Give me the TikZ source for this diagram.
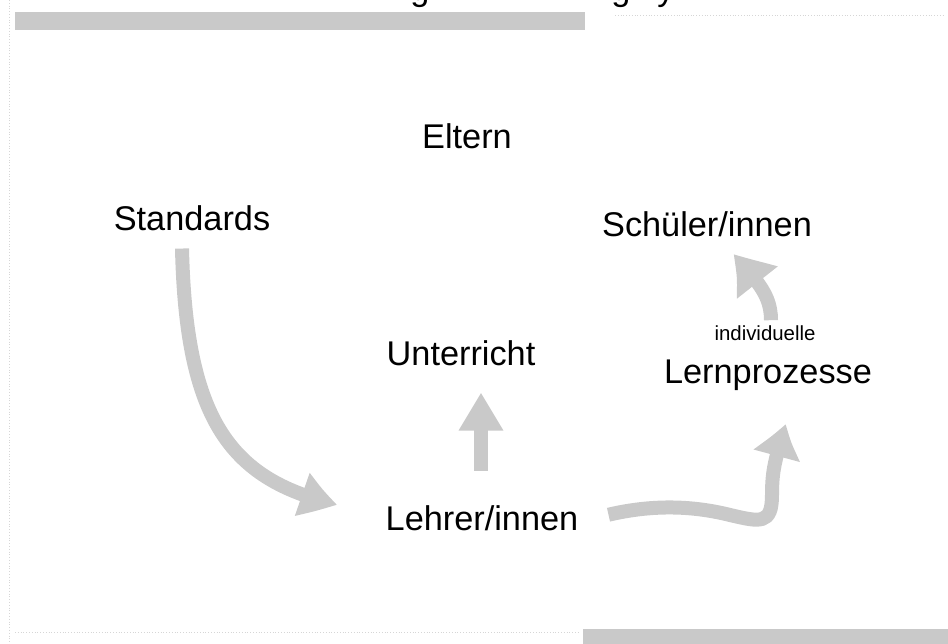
\documentclass[tikz,border=0pt]{standalone}
\usepackage{fontspec}
\setmainfont{Liberation Sans}
\usetikzlibrary{arrows.meta,bending}

\definecolor{screen}{gray}{0.79}
\definecolor{faint}{gray}{0.84}

\tikzset{
  label/.style={inner sep=0pt, anchor=base, font=\fontsize{34.3}{40}\selectfont},
  small/.style={inner sep=0pt, anchor=base, font=\fontsize{20.4}{24}\selectfont},
  flow/.style={draw=screen, line width=14pt,
    -{Triangle[width=42pt,length=38pt,bend]}},
  bigflow/.style={flow, -{Triangle[width=46pt,length=42pt,bend]}},
}

\begin{document}
\begin{tikzpicture}[x=1pt,y=-1pt]
  \useasboundingbox (0,0) rectangle (948,644);
  \clip (0,0) rectangle (948,644);

  % page furniture: cut-off heading, tinted bands, dotted rules
  \node[label] (t1) at (420,1) {g};
  \node[label] (t2) at (621,1) {g};
  \node[label] (t3) at (666,1) {y};
  \fill[screen] (15,12) rectangle (585,30);
  \fill[screen] (583,629) rectangle (948,644);
  \draw[faint, dotted, line width=0.8pt] (615,15) -- (945,15);
  \draw[faint, dotted, line width=0.8pt] (15,632) -- (580,632);
  \draw[faint, dotted, line width=0.8pt] (9,0) -- (9,644);

  % labels
  \node[label] (eltern)   at (467,149) {Eltern};
  \node[label] (std)      at (192,231) {Standards};
  \node[label] (schueler) at (707,237) {Schüler/innen};
  \node[label] (unt)      at (461,366) {Unterricht};
  \node[small] (indiv)    at (765,341) {individuelle};
  \node[label] (lern)     at (768,384) {Lernprozesse};
  \node[label] (lehrer)   at (482,530) {Lehrer/innen};

  % arrows (shifts are in picture units: positive y points down)
  \draw[flow] ([shift={(-10,17)}]std.south)
      .. controls (186,420) and (230,480) .. ([shift={(-48,-13)}]lehrer.west);
  \draw[flow] ([shift={(-1,-34)}]lehrer.north)
      -- ([shift={(20,26)}]unt.south);
  \draw[flow] ([shift={(30,-3)}]lehrer.east)
      .. controls (650,505) and (690,505) .. (730,515)
      .. controls (760,522) and (772,525) .. (772,495)
      .. controls (772,470) and (775,460) .. ([shift={(18,32)}]lern.south);
  \draw[bigflow] ([shift={(3,-40)}]lern.north)
      .. controls (771,295) and (758,282) .. ([shift={(26,16)}]schueler.south);
\end{tikzpicture}
\end{document}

EXERCISE AIM:
From start to finish, output the listing exactly, but omit its pictures.

FINISHED TASK:
Give me the TikZ source for this diagram.
\documentclass[tikz,border=0pt]{standalone}
\usepackage{fontspec}
\setmainfont{Liberation Sans}
\usetikzlibrary{arrows.meta,bending}

\definecolor{screen}{gray}{0.79}
\definecolor{faint}{gray}{0.84}

\tikzset{
  label/.style={inner sep=0pt, anchor=base, font=\fontsize{34.3}{40}\selectfont},
  small/.style={inner sep=0pt, anchor=base, font=\fontsize{20.4}{24}\selectfont},
  flow/.style={draw=screen, line width=14pt,
    -{Triangle[width=42pt,length=38pt,bend]}},
  bigflow/.style={flow, -{Triangle[width=46pt,length=42pt,bend]}},
}

\begin{document}
\begin{tikzpicture}[x=1pt,y=-1pt]
  \useasboundingbox (0,0) rectangle (948,644);
  \clip (0,0) rectangle (948,644);

  % page furniture: cut-off heading, tinted bands, dotted rules
  \node[label] (t1) at (420,1) {g};
  \node[label] (t2) at (621,1) {g};
  \node[label] (t3) at (666,1) {y};
  \fill[screen] (15,12) rectangle (585,30);
  \fill[screen] (583,629) rectangle (948,644);
  \draw[faint, dotted, line width=0.8pt] (615,15) -- (945,15);
  \draw[faint, dotted, line width=0.8pt] (15,632) -- (580,632);
  \draw[faint, dotted, line width=0.8pt] (9,0) -- (9,644);

  % labels
  \node[label] (eltern)   at (467,149) {Eltern};
  \node[label] (std)      at (192,231) {Standards};
  \node[label] (schueler) at (707,237) {Schüler/innen};
  \node[label] (unt)      at (461,366) {Unterricht};
  \node[small] (indiv)    at (765,341) {individuelle};
  \node[label] (lern)     at (768,384) {Lernprozesse};
  \node[label] (lehrer)   at (482,530) {Lehrer/innen};

  % arrows (shifts are in picture units: positive y points down)
  \draw[flow] ([shift={(-10,17)}]std.south)
      .. controls (186,420) and (230,480) .. ([shift={(-48,-13)}]lehrer.west);
  \draw[flow] ([shift={(-1,-34)}]lehrer.north)
      -- ([shift={(20,26)}]unt.south);
  \draw[flow] ([shift={(30,-3)}]lehrer.east)
      .. controls (650,505) and (690,505) .. (730,515)
      .. controls (760,522) and (772,525) .. (772,495)
      .. controls (772,470) and (775,460) .. ([shift={(18,32)}]lern.south);
  \draw[bigflow] ([shift={(3,-40)}]lern.north)
      .. controls (771,295) and (758,282) .. ([shift={(26,16)}]schueler.south);
\end{tikzpicture}
\end{document}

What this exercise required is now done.